The Grosvenor family, great patrons of the Turf and dedicated Meltonians who often hunted with the Quorn, were enthusiastic supporters of John Ferneley Senior over many years. Among his earliest commissions from Lord Belgrave (later Earl Grosvenor and 1st Marquess of Westminster) were The Belvoir Hunt, 1827 and The Cheshire Hunt, 1828 (both in the collection of the Duke of Westminster), which show various members of the Grosvenor family (see Major Guy Paget, The Melton Mowbray of John Ferneley, 1937, pp. 37-40).
One of the most accomplished sporting artists of his day, John Ferneley Senior had a long and prolific career, and enjoyed considerable fame and fortune during his lifetime.

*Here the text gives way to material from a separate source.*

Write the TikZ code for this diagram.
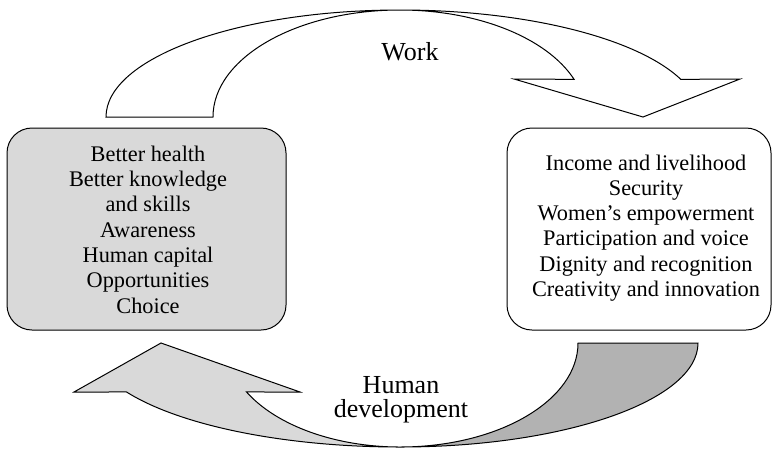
\documentclass[tikz,border=0pt]{standalone}
\usepackage{fontspec}
\setmainfont{Liberation Serif}
\definecolor{palegray}{RGB}{217,217,217}
\definecolor{midgray}{RGB}{178,178,178}
\begin{document}
\begin{tikzpicture}[x=1pt,y=-1pt,line join=miter,
  outline/.style={draw=black,line width=1pt},
  panel/.style={outline,rounded corners=25pt,inner sep=0pt},
  listtext/.style={align=center,anchor=base,inner sep=0pt,
    font=\fontsize{22.3}{25.3}\selectfont},
  flowlabel/.style={align=center,anchor=base,inner sep=0pt,
    font=\fontsize{26}{23.5}\selectfont}]
\useasboundingbox (0,0) rectangle (773,451);

% upper block arrow, bending from the left panel over to the right one
\draw[outline,fill=white]
  (106,117) -- (213,117)
  arc[start angle=180,end angle=270,x radius=187,y radius=107]
  arc[start angle=270,end angle=339.4,x radius=186,y radius=107]
  -- (514,79) -- (643,117) -- (740,79)
  -- ([shift={(400,117)}]339.4:300 and 107)
  arc[start angle=339.4,end angle=270,x radius=300,y radius=107]
  arc[start angle=270,end angle=180,x radius=294,y radius=107]
  -- cycle;

% lower block arrow: darker back half on the right
\draw[outline,fill=midgray]
  (578,343) -- (698,343)
  arc[start angle=0,end angle=90,x radius=298,y radius=104]
  arc[start angle=90,end angle=0,x radius=178,y radius=104]
  -- cycle;
% lighter front half ending in the head on the left
\draw[outline,fill=palegray]
  (400,447)
  arc[start angle=90,end angle=151.9,x radius=310,y radius=104]
  -- (74,392) -- (161,343) -- (300,392)
  -- ([shift={(400,343)}]151.9:174 and 104)
  arc[start angle=151.9,end angle=90,x radius=174,y radius=104]
  -- cycle;

% the two panels
\node (leftpanel) [panel,fill=palegray,minimum width=279pt,minimum height=202pt]
  at (146.5,229) {};
\node (rightpanel) [panel,fill=white,minimum width=264pt,minimum height=202pt]
  at (639,229) {};

% list texts, placed by the baseline of their last line
\node (lefttext) [listtext] at (148,313)
  {Better health\\Better knowledge\\and skills\\Awareness\\Human capital\\Opportunities\\Choice};
\node (righttext) [listtext] at (646,296.5)
  {Income and livelihood\\Security\\Women’s empowerment\\Participation and voice\\Dignity and recognition\\Creativity and innovation};

\node (worklabel) [flowlabel] at (410,60) {Work};
\node (hdlabel) [flowlabel] at (401,417) {Human\\development};
\end{tikzpicture}
\end{document}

Born at Thrussington in Leicestershire, the son of a wheelwright, Ferneley was first apprenticed to his father's trade. His artistic talent was soon recognized by the Duke of Rutland, and Ferneley was sent to London to study with the successful sporting painter Benjamin Marshall; he also enrolled at the Royal Academy Schools and exhibited at the Royal Academy from 1806 and 1853.
From 1804, he travelled extensively around England, visiting Dover (to paint the Leicestershire militia), Norfolk and Lincoln. In 1808 he went to Ireland, where he returned annually between 1810 and 1812, painting many pictures for the Irish gentry.
Ferneley spent the rest of his life at Melton Mowbray in Leicestershire, where he built a studio and house named Elgin Lodge. His reputation earned him the patronage and friendship of many Meltonians and members of the aristocracy. He was patronized by some of the most fashionable figures of the day, including Beau Brummel and Count d'Orsay.